Exercise data:
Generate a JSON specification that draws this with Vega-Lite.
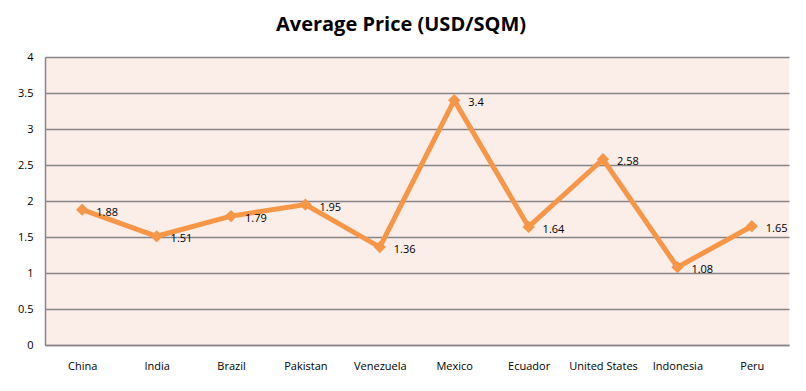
{
  "$schema": "https://vega.github.io/schema/vega-lite/v6.json",
  "width": 744,
  "height": 288,
  "autosize": {"type": "none"},
  "padding": {"left": 45, "top": 57, "right": 17, "bottom": 46},
  "background": "white",
  "title": {
    "text": "Average Price (USD/SQM)",
    "font": "Open Sans",
    "fontSize": 20,
    "fontWeight": "bold",
    "color": "#000000",
    "anchor": "middle",
    "dx": -16,
    "offset": 16
  },
  "config": {
    "view": {"fill": "#FBEDE8", "stroke": null},
    "font": "Open Sans"
  },
  "data": {
    "values": [
      {"country": "China", "price": 1.88},
      {"country": "India", "price": 1.51},
      {"country": "Brazil", "price": 1.79},
      {"country": "Pakistan", "price": 1.95},
      {"country": "Venezuela", "price": 1.36},
      {"country": "Mexico", "price": 3.4},
      {"country": "Ecuador", "price": 1.64},
      {"country": "United States", "price": 2.58},
      {"country": "Indonesia", "price": 1.08},
      {"country": "Peru", "price": 1.65}
    ]
  },
  "encoding": {
    "x": {
      "field": "country",
      "type": "nominal",
      "sort": null,
      "scale": {"paddingInner": 0, "paddingOuter": 0},
      "axis": {
        "title": null,
        "labelAngle": 0,
        "labelFont": "Open Sans",
        "labelFontSize": 11,
        "labelColor": "#000000",
        "labelPadding": 15,
        "ticks": false,
        "domainColor": "#868686",
        "domainWidth": 1.5,
        "grid": false
      }
    },
    "y": {
      "field": "price",
      "type": "quantitative",
      "scale": {"domain": [0, 4], "nice": false},
      "axis": {
        "title": null,
        "values": [0, 0.5, 1, 1.5, 2, 2.5, 3, 3.5, 4],
        "labelExpr": "datum.value + ''",
        "labelFont": "Open Sans",
        "labelFontSize": 11,
        "labelColor": "#000000",
        "labelPadding": 12,
        "ticks": false,
        "domainColor": "#868686",
        "domainWidth": 1.5,
        "gridColor": "#868686",
        "gridWidth": 1.3
      }
    }
  },
  "layer": [
    {
      "mark": {"type": "line", "color": "#F79646", "strokeWidth": 5, "strokeJoin": "miter"}
    },
    {
      "mark": {"type": "point", "shape": "diamond", "filled": true, "color": "#F79646", "size": 150, "opacity": 1}
    },
    {
      "mark": {"type": "text", "align": "left", "baseline": "middle", "dx": 14, "dy": 3, "fontSize": 11, "font": "Open Sans", "color": "#000000"},
      "encoding": {"text": {"field": "price", "type": "quantitative"}}
    }
  ]
}
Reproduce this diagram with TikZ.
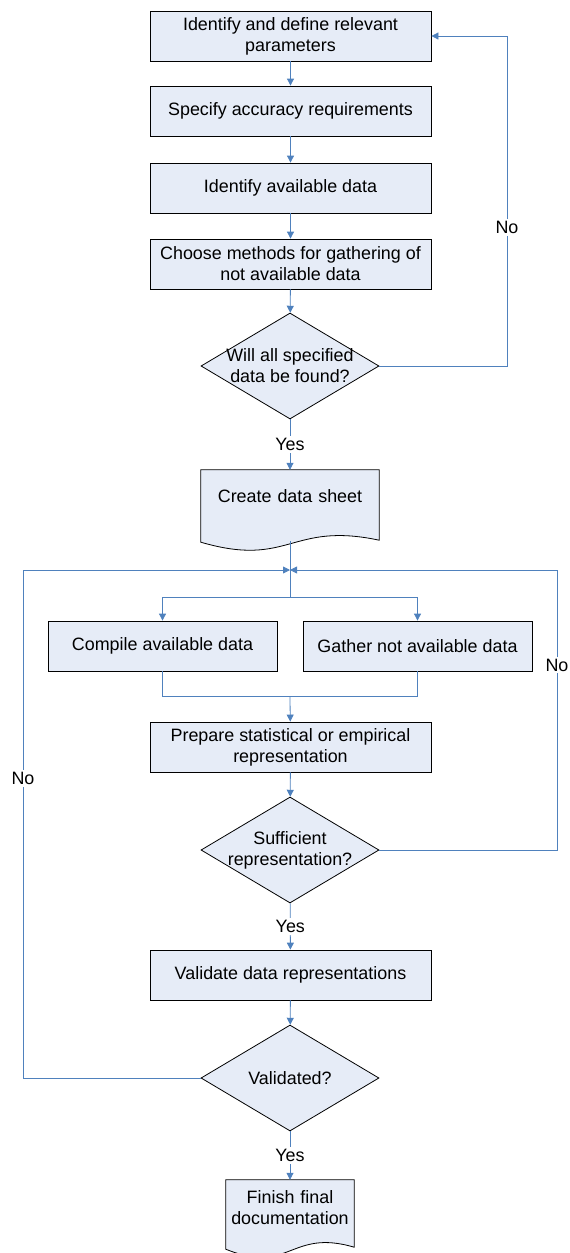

Given problem:
Without including any pictures, print all of the material exactly as given.

Written answer:
Generate a JSON specification that draws this with Vega-Lite.
{
  "$schema": "https://vega.github.io/schema/vega-lite/v6.json",
  "width": 744,
  "height": 288,
  "autosize": {"type": "none"},
  "padding": {"left": 45, "top": 57, "right": 17, "bottom": 46},
  "background": "white",
  "title": {
    "text": "Average Price (USD/SQM)",
    "font": "Open Sans",
    "fontSize": 20,
    "fontWeight": "bold",
    "color": "#000000",
    "anchor": "middle",
    "dx": -16,
    "offset": 16
  },
  "config": {
    "view": {"fill": "#FBEDE8", "stroke": null},
    "font": "Open Sans"
  },
  "data": {
    "values": [
      {"country": "China", "price": 1.88},
      {"country": "India", "price": 1.51},
      {"country": "Brazil", "price": 1.79},
      {"country": "Pakistan", "price": 1.95},
      {"country": "Venezuela", "price": 1.36},
      {"country": "Mexico", "price": 3.4},
      {"country": "Ecuador", "price": 1.64},
      {"country": "United States", "price": 2.58},
      {"country": "Indonesia", "price": 1.08},
      {"country": "Peru", "price": 1.65}
    ]
  },
  "encoding": {
    "x": {
      "field": "country",
      "type": "nominal",
      "sort": null,
      "scale": {"paddingInner": 0, "paddingOuter": 0},
      "axis": {
        "title": null,
        "labelAngle": 0,
        "labelFont": "Open Sans",
        "labelFontSize": 11,
        "labelColor": "#000000",
        "labelPadding": 15,
        "ticks": false,
        "domainColor": "#868686",
        "domainWidth": 1.5,
        "grid": false
      }
    },
    "y": {
      "field": "price",
      "type": "quantitative",
      "scale": {"domain": [0, 4], "nice": false},
      "axis": {
        "title": null,
        "values": [0, 0.5, 1, 1.5, 2, 2.5, 3, 3.5, 4],
        "labelExpr": "datum.value + ''",
        "labelFont": "Open Sans",
        "labelFontSize": 11,
        "labelColor": "#000000",
        "labelPadding": 12,
        "ticks": false,
        "domainColor": "#868686",
        "domainWidth": 1.5,
        "gridColor": "#868686",
        "gridWidth": 1.3
      }
    }
  },
  "layer": [
    {
      "mark": {"type": "line", "color": "#F79646", "strokeWidth": 5, "strokeJoin": "miter"}
    },
    {
      "mark": {"type": "point", "shape": "diamond", "filled": true, "color": "#F79646", "size": 150, "opacity": 1}
    },
    {
      "mark": {"type": "text", "align": "left", "baseline": "middle", "dx": 14, "dy": 3, "fontSize": 11, "font": "Open Sans", "color": "#000000"},
      "encoding": {"text": {"field": "price", "type": "quantitative"}}
    }
  ]
}
Reproduce this diagram with TikZ.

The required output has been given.